Understanding Risk Tolerance

Your risk tolerance is how much potential loss you're comfortable with. It’s important to understand this *before* you start trading.

Risk Tolerance Level Description Suitable Strategies
Conservative Low willingness to take risks. Focus on capital preservation. Long-term holding of established cryptocurrencies like Bitcoin and Ethereum, Dollar-Cost Averaging.
Moderate Willing to take some risks for potentially higher returns. Swing trading, position trading with stop-loss orders.
Aggressive High willingness to take risks for potentially very high returns. Day trading, margin trading (with caution!), altcoin investing.

Knowing your risk tolerance helps you choose appropriate trading strategies and position sizes. If you're a beginner, start with a conservative approach.
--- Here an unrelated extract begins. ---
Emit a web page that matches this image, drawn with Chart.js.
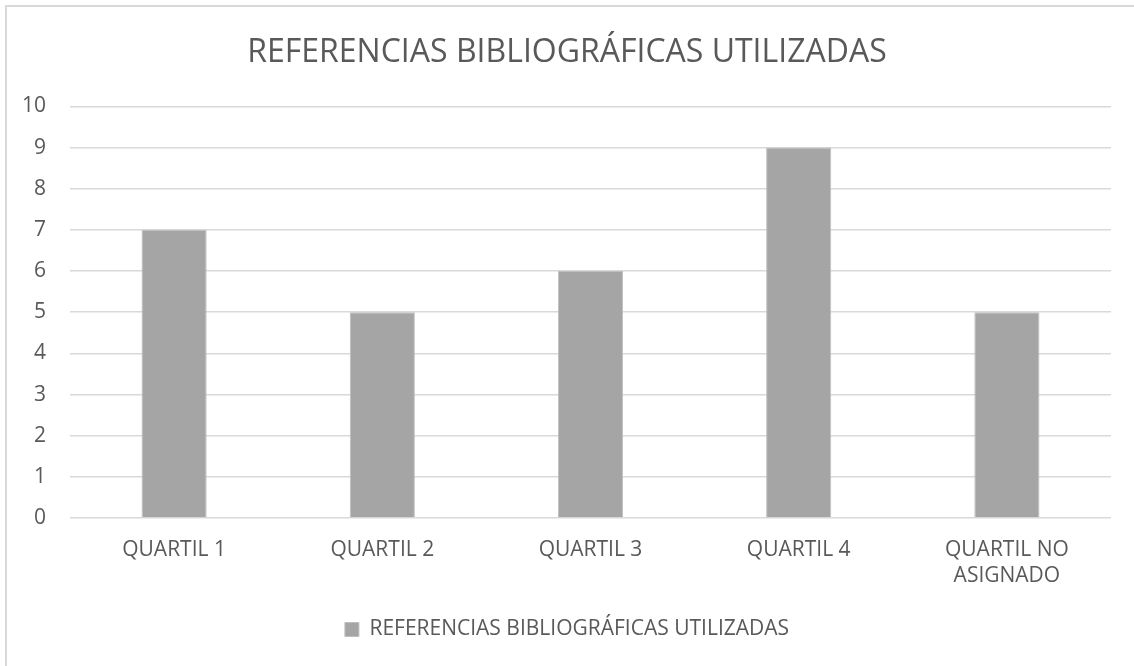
<!DOCTYPE html>
<html>
<head>
<meta charset="utf-8">
<script src="https://cdn.jsdelivr.net/npm/chart.js@4"></script>
<style>
  html, body { margin: 0; padding: 0; background: #fff; overflow: hidden; }
  #frame {
    position: absolute; left: 5px; top: 5px; width: 2000px; height: 2000px;
    border-left: 2px solid #d9d9d9; border-top: 2px solid #d9d9d9;
  }
  #wrap { position: absolute; left: 0; top: 0; width: 1134px; height: 666px; }
</style>
</head>
<body>
<div id="frame"></div>
<div id="wrap"><canvas id="chart"></canvas></div>
<script>
// --- data ---
const TITLE = "REFERENCIAS BIBLIOGRÁFICAS UTILIZADAS";
const categories = ["QUARTIL 1", "QUARTIL 2", "QUARTIL 3", "QUARTIL 4", ["QUARTIL NO", "ASIGNADO"]];
const referencias = [7, 5, 6, 9, 5];
const yTicks = [0, 1, 2, 3, 4, 5, 6, 7, 8, 9, 10];

const TEXT = "#595959";
const FONT = "'Open Sans', sans-serif";

const ctx = document.getElementById("chart").getContext("2d");
new Chart(ctx, {
  type: "bar",
  data: {
    labels: categories,
    datasets: [
      {
        label: TITLE,
        data: referencias,
        backgroundColor: "#a5a5a5",
        borderColor: "#bfbfbf",
        borderWidth: 1,
        categoryPercentage: 1,
        barPercentage: 0.313,
      },
    ],
  },
  options: {
    responsive: true,
    maintainAspectRatio: false,
    animation: false,
    // symmetric side padding so title/legend centre on the page like the reference
    layout: { padding: { left: 23, right: 23, top: 0, bottom: 16 } },
    plugins: {
      title: {
        display: true,
        text: TITLE,
        color: TEXT,
        font: { family: FONT, size: 32, weight: "normal", lineHeight: 1.2 },
        padding: { top: 34, bottom: 34 },
      },
      legend: {
        position: "bottom",
        labels: {
          color: TEXT,
          font: { family: FONT, size: 21 },
          boxWidth: 14,
          boxHeight: 14,
          padding: 8,
        },
      },
      tooltip: { enabled: false },
    },
    scales: {
      x: {
        grid: { display: false },
        border: { display: false },
        ticks: {
          color: TEXT,
          font: { family: FONT, size: 21, lineHeight: 1.24 },
          padding: 11,
          maxRotation: 0,
          autoSkip: false,
        },
        afterFit: (s) => { s.height = 93; },
      },
      y: {
        min: 0,
        max: 10,
        afterBuildTicks: (s) => { s.ticks = yTicks.map((v) => ({ value: v })); },
        grid: { color: "#d9d9d9", lineWidth: 1.5, drawTicks: false },
        border: { display: false },
        ticks: {
          color: TEXT,
          font: { family: FONT, size: 21 },
          padding: 24,
        },
        afterFit: (s) => { s.width = 47; },
      },
    },
  },
});
</script>
</body>
</html>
Comparison: Emotional vs. Rational Trading

Emotional Trading Rational Trading
Driven by fear, greed, and hope. Based on a well-defined trading plan.
Impulsive decisions. Calculated decisions based on analysis.
Ignoring risk management rules. Strict adherence to risk management.
Focusing on short-term gains. Focusing on long-term profitability.
Reacting to market movements. Proactively executing a strategy.